Wild Bleak Bohemia: Marcus Clarke, Adam Lindsay Gordon and Henry Kendall - A documentary by Michael Wilding

Australian Scholarly Publishing, $39.95 pb, 580 pp, 9781925003802

Wild Bleak Bohemia: Marcus Clarke, Adam Lindsay Gordon and Henry Kendall - A documentary by Michael Wilding

by
June-July 2015, no. 372

‘The mind retires from such speculation, unsatisfied but impressed’

Joseph Furphy, Such is Life

Michael Wilding’s biographical study traces in minute detail the interwoven lives of Adam Lindsay Gordon, Marcus Clarke, and Henry Kendall as their destinies converged on Melbourne and the Yorick Club from 1868. The Yorick started its life as a club for literary men, although this term came to be interpreted loosely. The book charts the trajectories that led to the conjunction of the three men, and does not neglect the individuals they encounter along the way. As a study of important colonial writers and their community, at a particularly productive period in their separate and interconnecting lives, it is a valuable record.
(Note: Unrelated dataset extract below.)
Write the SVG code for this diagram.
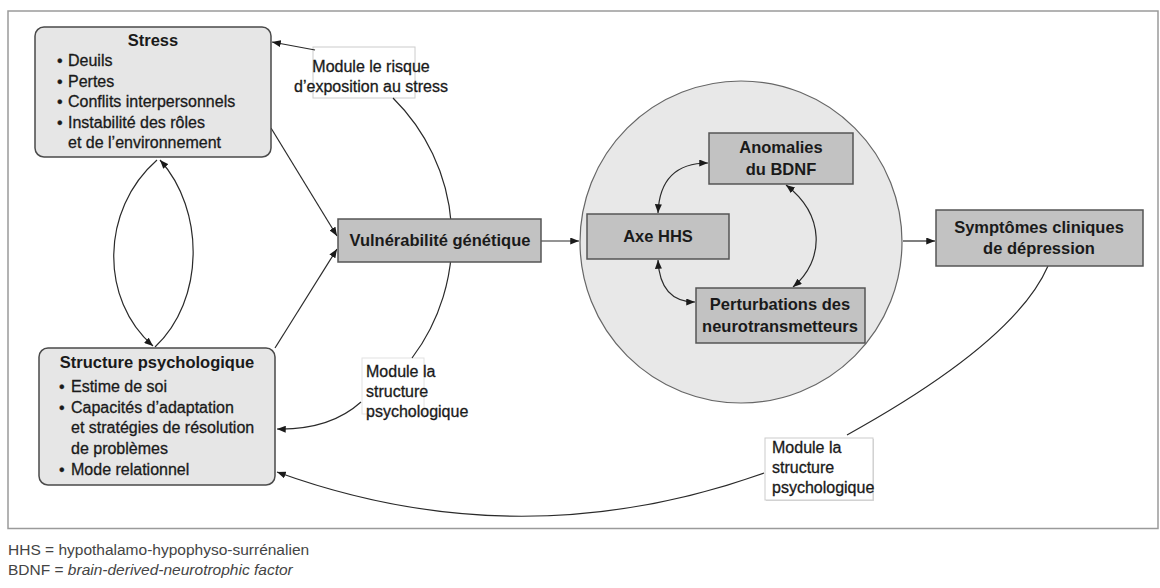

Marcus Clarke and Adam Lindsay Gordon were of upper-middle-class British stock; both had emigrated. The book follows Gordon’s intermittently kindled hopes of inheriting the family estate in Scotland through entail. Marcus Clarke had already inherited some capital, but spent much of his patrimony on failed land deals, newspaper proprietorships, and other disappointing investments. Henry Kendall was of humbler but respectable Australian-born stock. One of the many things the three literary men had in common, along with their writing talents and love of literature, was a great and growing want of money. On the periphery of the narrative are their long-suffering wives. Clarke and Gordon married beneath them, in class terms, but also managed to marry forbearing women. If you are going to be short of money and flighty, it is probably best to choose a woman used to work and with lower expectations. Clarke’s actress wife, Marian Dunn, appears to have been very tolerant for some time (although she was having second thoughts by 1871). Gordon’s Maggie was an expert horsewoman, and shared at least one of his key interests. Kendall’s wife, although not socially ‘beneath’ him, at least initially had a high threshold for waiting around for the housekeeping money to be borrowed, although ultimately her limit was reached. Women are incidental to this narrative, however. The community that Wilding carefully traces is a male community, which operated through and around the primarily male spaces of Melbourne’s clubs, cafés, theatres, bars, hotels, racetracks, and newspaper offices.